The language model is only as trustworthy as the definitions you give it. Agree what a metric means once, and every answer inherits that agreement.
What makes it reliable and trustworthy
This is the part that matters, because a fast answer that is quietly wrong is worse than no answer at all. Reliability does not come from the model being clever. It comes from the guardrails around it, and from never asking anyone to take a number on faith.
- Clearly defined metrics, so 'revenue' or 'churn' returns the same figure every time, matching the definition your finance and data teams already use.
- Governed data, meaning the system queries clean, permissioned sources, and people only see what they are allowed to see.
- Guardrails, limiting the questions to the datasets and metrics that are defined, rather than letting the model improvise across the whole warehouse.
- A visible query and visible numbers, so the answer shows the query it ran and the figures behind it, letting a person verify rather than trust blindly.
That last point is the one we care about most. Showing the underlying query and the raw numbers turns the tool from a black box into something a human can check in seconds. It is the same human-first principle we apply everywhere: the machine does the fetching and drafting, a person keeps the judgement.
The honest limits and risks
This technology is genuinely useful, and it is not infallible. The failure that catches people out is not an obvious error message. It is a confidently wrong number, presented as cleanly as a correct one. A few things cause it, and each has a sensible mitigation.
- Ambiguous questions. 'How are we doing this year' means nothing precise, so the model has to guess, and it may guess wrong. Ask specific questions, and narrow the vague ones before you rely on the answer.
- Wrong table joins. If the model connects data incorrectly, the number looks plausible but is not real. A well-defined semantic layer and limited scope is what prevents this.
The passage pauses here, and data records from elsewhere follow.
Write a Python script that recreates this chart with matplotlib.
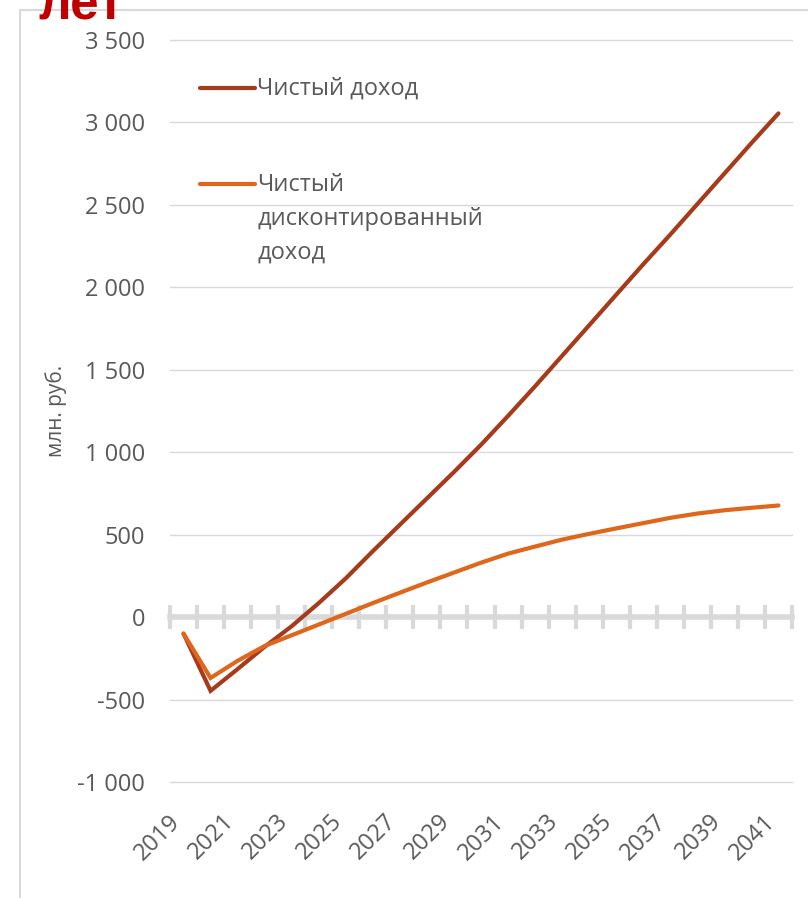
import matplotlib
matplotlib.use("Agg")
import matplotlib.pyplot as plt
import numpy as np
from matplotlib.patches import Rectangle
from matplotlib.transforms import ScaledTranslation

plt.rcParams['font.family'] = ['Open Sans', 'DejaVu Sans']

years = list(range(2019, 2042))
net = [-100, -447, -315, -180, -55, 85, 235, 400, 560, 720, 880, 1045,
       1220, 1400, 1585, 1770, 1955, 2140, 2320, 2505, 2690, 2875, 3055]
disc = [-100, -369, -265, -175, -110, -45, 20, 85, 148, 210, 270, 330,
        385, 428, 470, 505, 538, 570, 602, 628, 648, 663, 677]
labels = ["Чистый доход", "Чистый\nдисконтированный\nдоход"]
yticks = list(range(-1000, 3501, 500))

c_net = "#A63A1A"
c_disc = "#E0661C"
grey_txt = "#595959"
grid_c = "#d9d9d9"

W, H = 808, 898
fig = plt.figure(figsize=(W / 100, H / 100), dpi=100)
ax = fig.add_axes([170 / W, 1 - 782 / H, (792 - 170) / W, (782 - 40) / H])

x = np.arange(len(years))
ax.plot(x, net, color=c_net, lw=3, solid_joinstyle="miter", solid_capstyle="round", zorder=3)
ax.plot(x, disc, color=c_disc, lw=3, solid_joinstyle="miter", solid_capstyle="round", zorder=3)

ax.set_xlim(-0.5, len(years) - 0.5)
ax.set_ylim(-1000, 3500)
ax.set_yticks(yticks)
ax.set_yticklabels([f"{v:,}".replace(",", " ") for v in yticks])
ax.grid(axis="y", color=grid_c, lw=1)
for gl in ax.get_ygridlines():
    gl.set_clip_on(False)
ax.set_axisbelow(True)
for s in ax.spines.values():
    s.set_visible(False)
ax.tick_params(axis="y", length=0, pad=18, labelsize=17, labelcolor=grey_txt)

ax.set_xticks(x[::2])
ax.set_xticklabels([str(y) for y in years[::2]], rotation=45, ha="right",
                   va="center", rotation_mode="anchor")
ax.tick_params(axis="x", length=0, pad=26, labelsize=17, labelcolor=grey_txt)
for lab in ax.get_xticklabels():
    lab.set_transform(lab.get_transform() + ScaledTranslation(-0.07, 0, fig.dpi_scale_trans))

ax.set_ylabel("млн. руб.", fontsize=15, color=grey_txt, labelpad=7)

# horizontal category axis at y = 0
y0 = (0 - ax.get_ylim()[0]) / (ax.get_ylim()[1] - ax.get_ylim()[0])
sec = ax.secondary_xaxis(y0)
sec.set_xticks(np.arange(-0.5, len(years), 1.0))
sec.tick_params(axis="x", direction="inout", length=17, width=3, color=grid_c,
                labelbottom=False, labeltop=False)
for s in sec.spines.values():
    s.set_color(grid_c)
    s.set_linewidth(4)

# legend, handle aligned with first text line
for (yy, col, lab) in [(0.935, c_net, labels[0]), (0.806, c_disc, labels[1])]:
    ax.plot([0.048, 0.137], [yy, yy], color=col, lw=3, solid_capstyle="round",
            transform=ax.transAxes, clip_on=False)
    ax.text(0.140, yy + 0.015, lab, transform=ax.transAxes, ha="left", va="top",
            fontsize=17, color=grey_txt, linespacing=1.55)

# outer frame and clipped title
fig.add_artist(Rectangle((20 / W, -0.05), 1.0, 1.05 - 10 / H, fill=False,
                         edgecolor=grid_c, lw=1.5, transform=fig.transFigure, zorder=0))
fig.text(38 / W, 1 - 20 / H, "лет", fontsize=37, fontweight="bold", color="#C00000",
         family=["Liberation Sans", "DejaVu Sans"], va="baseline", ha="left", zorder=5)

fig.savefig("out.png", dpi=100)
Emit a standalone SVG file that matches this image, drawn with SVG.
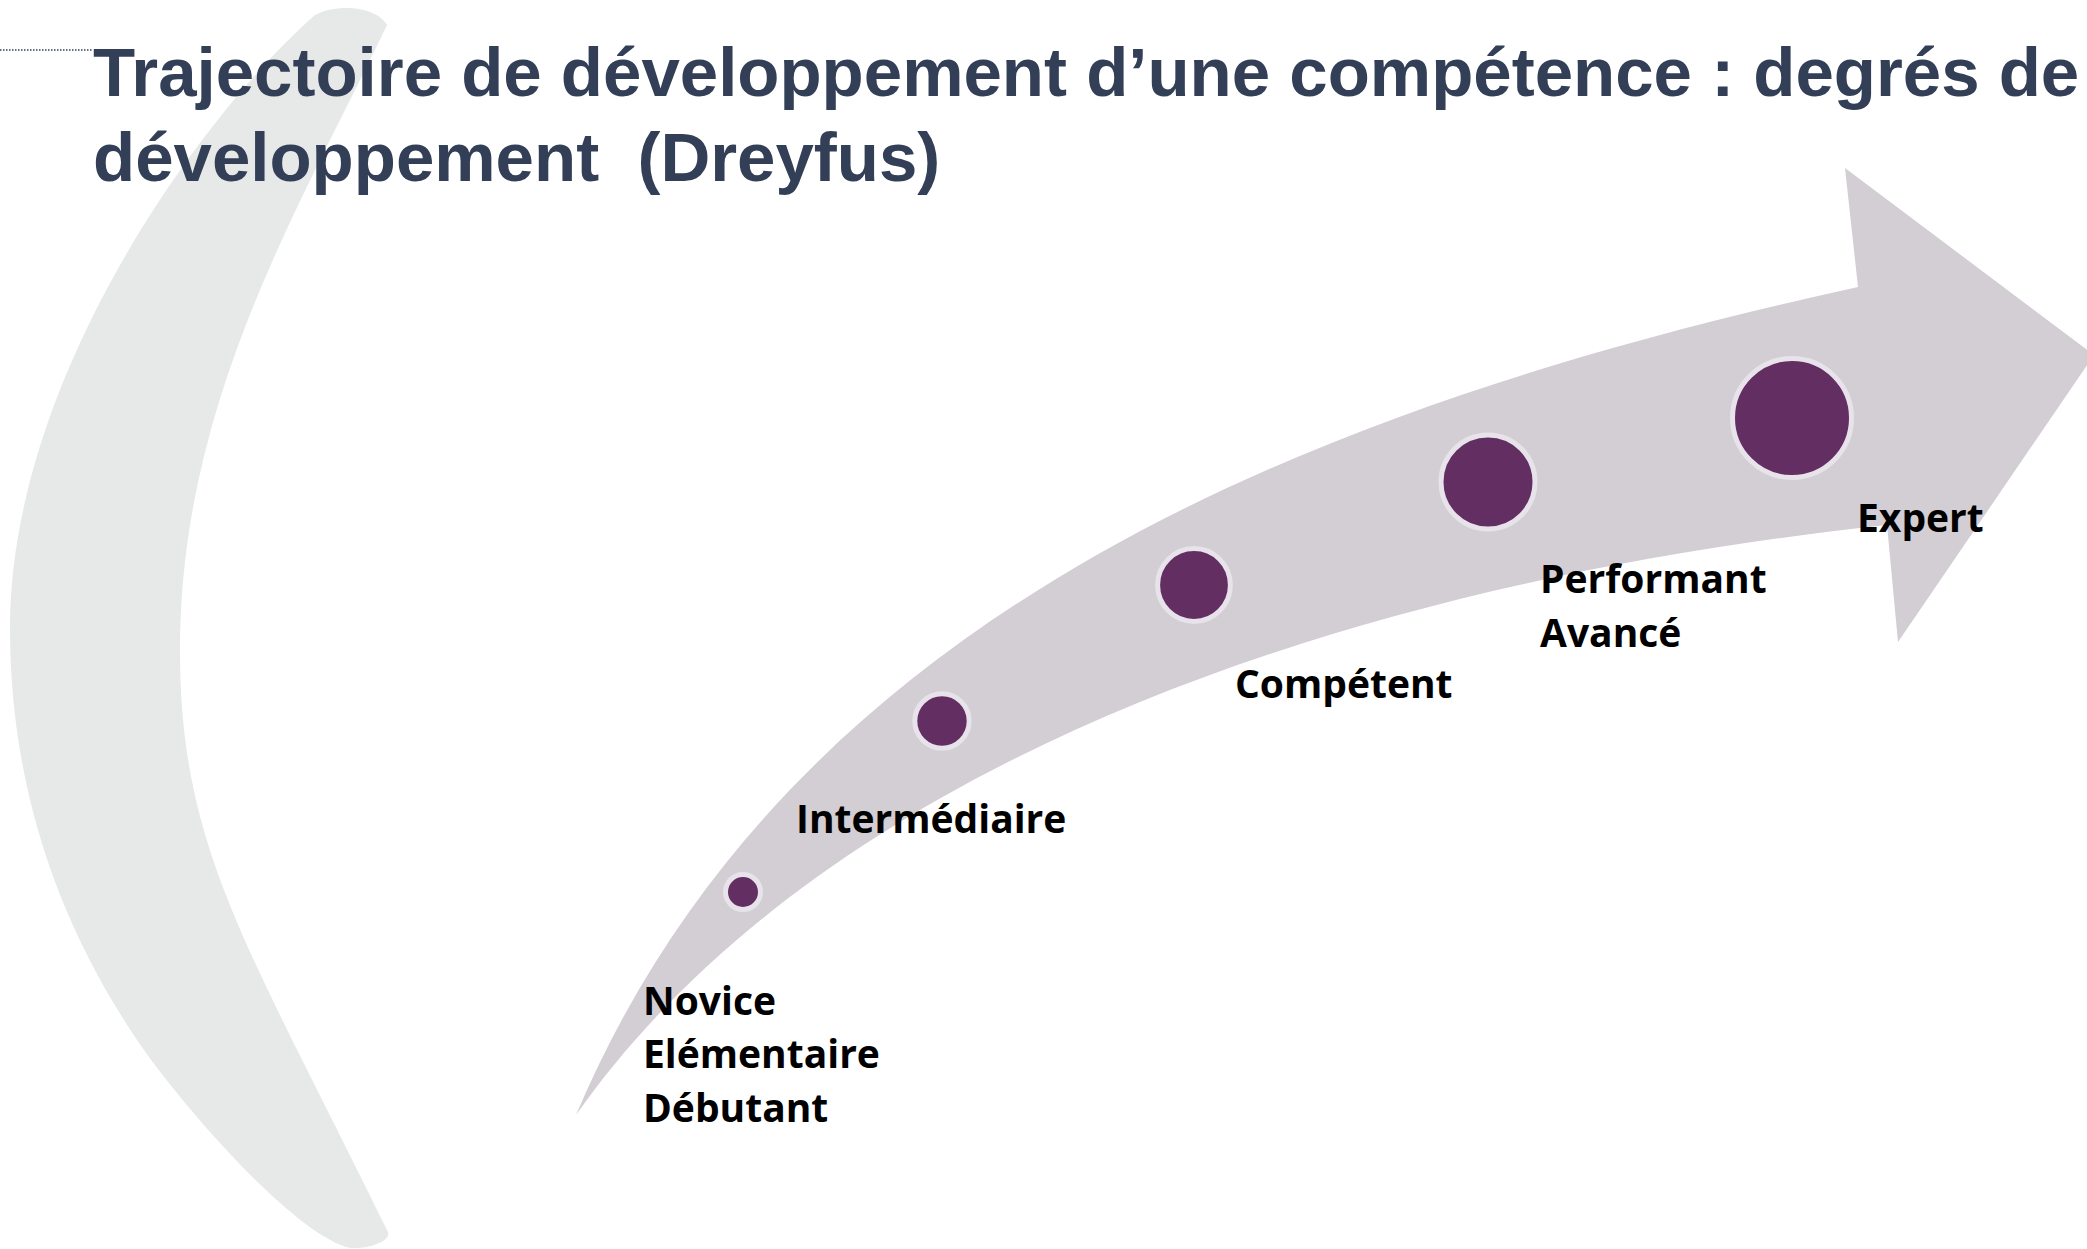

- Confidently wrong numbers. The tone of an answer tells you nothing about its accuracy. Always show the query and the figures so mistakes surface.
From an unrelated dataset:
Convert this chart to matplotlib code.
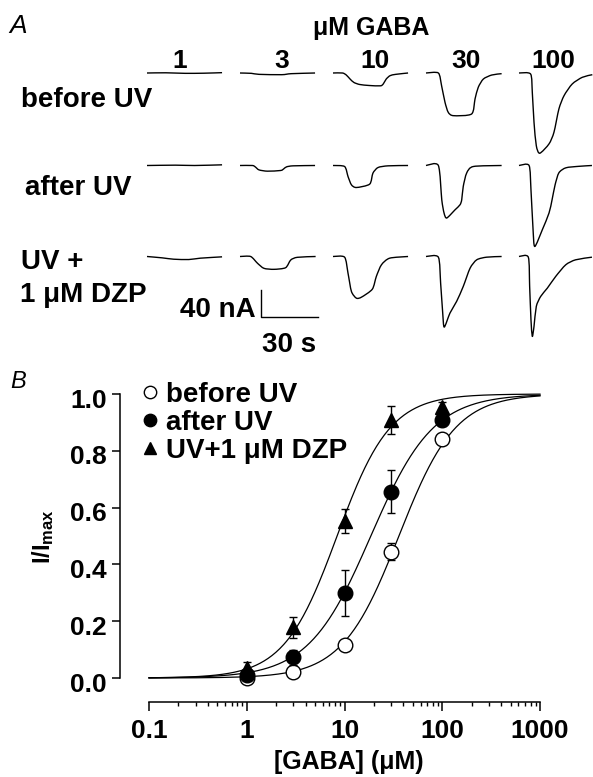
import matplotlib
matplotlib.use("Agg")
import matplotlib.pyplot as plt
import matplotlib.transforms as mtransforms
from matplotlib.path import Path
from matplotlib.patches import PathPatch
import numpy as np

W, H = 593, 777

# ----------------------------- data -----------------------------------

CONCS = [1, 3, 10, 30, 100]
CONC_LABELS = ["1", "3", "10", "30", "100"]

# panel B: normalised peak current (mean, s.e.m.)
BEFORE_MEAN = [0.0, 0.02, 0.115, 0.445, 0.84]
BEFORE_ERR = [0.005, 0.008, 0.012, 0.03, 0.012]
AFTER_MEAN = [0.012, 0.073, 0.30, 0.656, 0.908]
AFTER_ERR = [0.01, 0.026, 0.082, 0.075, 0.02]
DZP_MEAN = [0.034, 0.178, 0.553, 0.908, 0.953]
DZP_ERR = [0.022, 0.037, 0.042, 0.05, 0.02]

# Hill fit parameters (EC50 in uM, Hill coefficient)
EC50 = [36.0, 18.6, 8.4]
HILL_N = [1.5, 1.36, 1.6]

# panel A: current traces, (time s, current nA) from trace onset
BEFORE_UV_TRACES = [
    [(0, 0), (10, 0.3), (20, -0.5), (30, -0.3), (39.5, 0.5)],
    [(0, 0), (6, -0.5), (10, -2), (22, -2.5), (27, -1), (39.5, 0)],
    [(0, 0), (5, 0), (7, -3), (9, -9), (11, -14), (14, -17), (19, -18.5),
     (25, -19), (26.5, -16), (28, -9), (30, -4), (33, -2), (39.5, 0)],
    [(0, 0), (6.5, 0), (8.2, -18.8), (10, -43.4), (11.7, -58.2), (14.4, -63.2),
     (24, -60.7), (25.8, -38.5), (27.5, -21.2), (30.2, -8.9), (34.6, -3), (39.8, -1)],
    [(0, 0), (6.1, -1.5), (7, -28.6), (7.9, -73), (9.1, -107.6), (10.9, -118.9),
     (15.8, -105), (18.4, -87.8), (21, -53.3), (23.7, -33.6), (28, -16.3),
     (33.3, -6.4), (38.6, -2.5)],
]
AFTER_UV_TRACES = [
    [(0, 0), (15, 0.5), (25, 0), (39.5, 1)],
    [(0, 0), (6.5, 0), (8, -2), (10, -6.5), (14.4, -8.4), (21.4, -7.4),
     (23, -5), (24.5, -2), (28, -0.5), (39.5, 0)],
    [(0, 0), (6.1, -1.5), (7.9, -16.3), (9.7, -28.6), (12.3, -32.6), (19.3, -27.6),
     (21, -11.4), (23.7, -3), (29, -0.5), (39.5, 0)],
    [(0, 0), (6.5, 0), (8.3, -50.8), (9.5, -70.4), (10.9, -77.8), (15.3, -65.6),
     (17.9, -58.2), (18.8, -50.8), (19.6, -31.1), (21.4, -11.2), (24.9, -1.5),
     (39.8, 0)],
    [(0, 0), (5.3, 0), (6.3, -36), (7.4, -95), (8.3, -120), (12.3, -95),
     (15.8, -70.4), (17.4, -50.8), (19, -28.6), (21, -10.8), (24.7, -3.4),
     (31.6, -1.2), (38.4, 0)],
]
DZP_TRACES = [
    [(0, 0), (8, -2), (14, -4), (22, -4.5), (28, -2.5), (39.5, -0.5)],
    [(0, 0), (5.6, 0), (9.2, -10), (12.6, -17.5), (17.9, -19), (24, -16.6),
     (26.7, -5.2), (30.2, -1.2), (39.8, 0)],
    [(0, 0), (6.1, -1), (7.9, -24.7), (9.7, -51.8), (12.3, -61.7), (15, -60.2),
     (20.7, -48.4), (22.8, -29.6), (25.5, -12.3), (29.8, -2.5), (39.5, 0)],
    [(0, 0), (6.5, -1), (7.7, -39.5), (8.8, -83.9), (9.6, -104.6), (12.6, -83.9),
     (16.1, -66.6), (19.6, -44.4), (23.2, -17.3), (26.7, -4.9), (31.9, -1),
     (39.8, 0)],
    [(0, 0), (4.9, -1), (5.6, -44), (6.3, -93.7), (7, -118.4), (7.9, -103.6),
     (9.1, -74), (11.4, -59.2), (14.9, -46.9), (19.3, -29.6), (24.6, -12.3),
     (29.8, -4.9), (38.4, -1)],
]
SCALE_NA = 40
SCALE_S = 30

# ----------------------------- style -----------------------------------

plt.rcParams["font.family"] = ["Liberation Sans", "DejaVu Sans"]
plt.rcParams["font.weight"] = "bold"
plt.rcParams["mathtext.fontset"] = "custom"
plt.rcParams["mathtext.bf"] = "Liberation Sans:bold"
plt.rcParams["mathtext.rm"] = "Liberation Sans:bold"
plt.rcParams["mathtext.it"] = "Liberation Sans:bold"


def fp(x, y):
    """pixel position (from top-left) -> figure fraction"""
    return x / W, 1 - y / H


def smooth_path(x, y, k=1 / 8):
    # Catmull-Rom style bezier through the read points (rendering only)
    pts = np.column_stack([x, y])
    verts = [pts[0]]
    codes = [Path.MOVETO]
    n = len(pts)
    for i in range(n - 1):
        p0 = pts[max(i - 1, 0)]
        p1, p2 = pts[i], pts[i + 1]
        p3 = pts[min(i + 2, n - 1)]
        verts += [p1 + (p2 - p0) * k, p2 - (p3 - p1) * k, p2]
        codes += [Path.CURVE4] * 3
    return Path(verts, codes)


fig = plt.figure(figsize=(W / 100, H / 100), dpi=100)

# ----------------------------- panel A -----------------------------------
PX_PER_S = 1.9
PX_PER_NA = 0.675
A_H = 370
axa = fig.add_axes([0, 1 - A_H / H, 1, A_H / H])
axa.set_xlim(0, W / PX_PER_S)
axa.set_ylim(-A_H / PX_PER_NA, 0)
axa.axis("off")

col_x0 = [(147 + 93 * j) / PX_PER_S for j in range(5)]
row_y0 = [-py / PX_PER_NA for py in (73, 165.5, 256.5)]
for r, traces in enumerate([BEFORE_UV_TRACES, AFTER_UV_TRACES, DZP_TRACES]):
    for j, tr in enumerate(traces):
        t = np.array([p[0] for p in tr], dtype=float)
        cur = np.array([p[1] for p in tr], dtype=float)
        axa.add_patch(PathPatch(smooth_path(col_x0[j] + t, row_y0[r] + cur),
                                fill=False, edgecolor="k", lw=1.0,
                                joinstyle="round", clip_on=False))

# scale bar
t0, i0 = 261 / PX_PER_S, -316.7 / PX_PER_NA
axa.plot([t0, t0, t0 + SCALE_S], [i0 + SCALE_NA, i0, i0], color="k", lw=1.0)

fig.text(*fp(9, 33), "A", fontsize=19, fontstyle="italic", fontweight="normal")
fig.text(*fp(371, 35), "μM GABA", fontsize=18, ha="center", va="baseline")
for j, lab in enumerate(CONC_LABELS):
    fig.text(*fp(147 + 93 * j + 37 + [-4, 5, 5, 3, -3][j], 68), lab, fontsize=19,
             ha="center", va="baseline")
fig.text(*fp(21, 106.7), "before UV", fontsize=20, va="baseline")
fig.text(*fp(25, 195), "after UV", fontsize=20, va="baseline")
fig.text(*fp(21, 269.3), "UV +", fontsize=20, va="baseline")
fig.text(*fp(20, 301.7), "1 μM DZP", fontsize=20, va="baseline")
fig.text(*fp(256, 316.7), "40 nA", fontsize=20, ha="right", va="baseline")
fig.text(*fp(289, 351.7), "30 s", fontsize=20, ha="center", va="baseline")

# ----------------------------- panel B -----------------------------------
axb = fig.add_axes([149 / W, 1 - 678 / H, 391 / W, 284 / H])
xfit = np.logspace(-1, 3, 300)
for ec, nh in zip(EC50, HILL_N):
    axb.plot(xfit, 1 / (1 + (ec / xfit) ** nh), color="k", lw=0.9, clip_on=False)

ms = 10.5
h1 = axb.errorbar(CONCS, BEFORE_MEAN, yerr=BEFORE_ERR, fmt="o", ms=ms, mfc="white",
                  mec="k", mew=1.0, ecolor="k", elinewidth=1.0, capsize=3,
                  capthick=1.0, clip_on=False, zorder=3)
h2 = axb.errorbar(CONCS, AFTER_MEAN, yerr=AFTER_ERR, fmt="o", ms=ms, mfc="k",
                  mec="k", ecolor="k", elinewidth=1.0, capsize=3, capthick=1.0,
                  clip_on=False, zorder=4)
h3 = axb.errorbar(CONCS, DZP_MEAN, yerr=DZP_ERR, fmt="^", ms=ms, mfc="k",
                  mec="k", ecolor="k", elinewidth=1.0, capsize=3, capthick=1.0,
                  clip_on=False, zorder=5)

axb.set_xscale("log")
axb.set_xlim(0.1, 1000)
axb.set_ylim(0, 1)
axb.set_xticks([0.1, 1, 10, 100, 1000], ["0.1", "1", "10", "100", "1000"])
axb.set_yticks(np.arange(0, 1.01, 0.2), [f"{v:.1f}" for v in np.arange(0, 1.01, 0.2)])
axb.xaxis.set_minor_locator(matplotlib.ticker.LogLocator(base=10, subs=np.arange(2, 10)))
axb.xaxis.set_minor_formatter(matplotlib.ticker.NullFormatter())
for s in ("top", "right"):
    axb.spines[s].set_visible(False)
axb.spines["left"].set_position(("outward", 21))
axb.spines["bottom"].set_position(("outward", 17))
for s in ("left", "bottom"):
    axb.spines[s].set_linewidth(1.1)
axb.tick_params(axis="both", which="major", direction="out", width=1.1, labelsize=19)
axb.tick_params(axis="y", length=6, pad=3.5)
axb.tick_params(axis="x", which="major", length=6.5, pad=6)
axb.tick_params(axis="x", which="minor", length=3.2, width=1.0)
off = mtransforms.ScaledTranslation(0, -4 / 100, fig.dpi_scale_trans)
for lab in axb.get_yticklabels():
    lab.set_transform(lab.get_transform() + off)

fig.text(*fp(10, 388), "B", fontsize=17, fontstyle="italic", fontweight="normal")
fig.text(*fp(43, 537), r"$\mathbf{I/I_{max}}$", fontsize=17, rotation=90,
         ha="center", va="center")
fig.text(*fp(349, 762), "[GABA] (μM)", fontsize=18, ha="center", va="center")

axb.legend([h1[0], h2[0], h3[0]], ["before UV", "after UV", "UV+1 μM DZP"],
           loc="upper left", bbox_to_anchor=fp(141.7, 382),
           bbox_transform=fig.transFigure, frameon=False, fontsize=20,
           handlelength=0.6, handletextpad=0.27, labelspacing=0.07,
           borderpad=0, borderaxespad=0, markerscale=0.85)

fig.savefig("out.png", dpi=100)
- High-stakes decisions. For anything that drives budget, headcount or a customer commitment, keep a human check in place. Use the tool to get to the answer fast, then verify before you act.
Where this is heading
The direction of travel through 2026 is from single questions to what people are calling analytics agents: instead of answering one query, the tool takes a broader goal, asks a few questions in sequence, and comes back with a short, sourced explanation rather than a bare number. That is genuinely useful, but it raises the stakes on everything above. An agent that chains five steps can compound a single wrong assumption five times over. The teams getting value from it are not the ones with the cleverest model; they are the ones who invested first in defined metrics and a governed semantic layer, and who keep the query and the numbers visible at every step. The groundwork does not change. It just matters more.
Where to start
You do not need to open up your entire data estate to plain-language questions on day one. That is the fastest way to get unreliable answers. Instead, pick one well-defined dataset that people ask about constantly, sales, orders, or web traffic, and agree a short list of clear metric definitions with the team who owns it. Get those few numbers right and visible, keep a human checking the important ones, and expand only once the answers are genuinely trusted. Done this way, asking your data a question stops being a project and becomes something people do without thinking, which is exactly the point: faster answers from the data you already have, with a person still in the loop.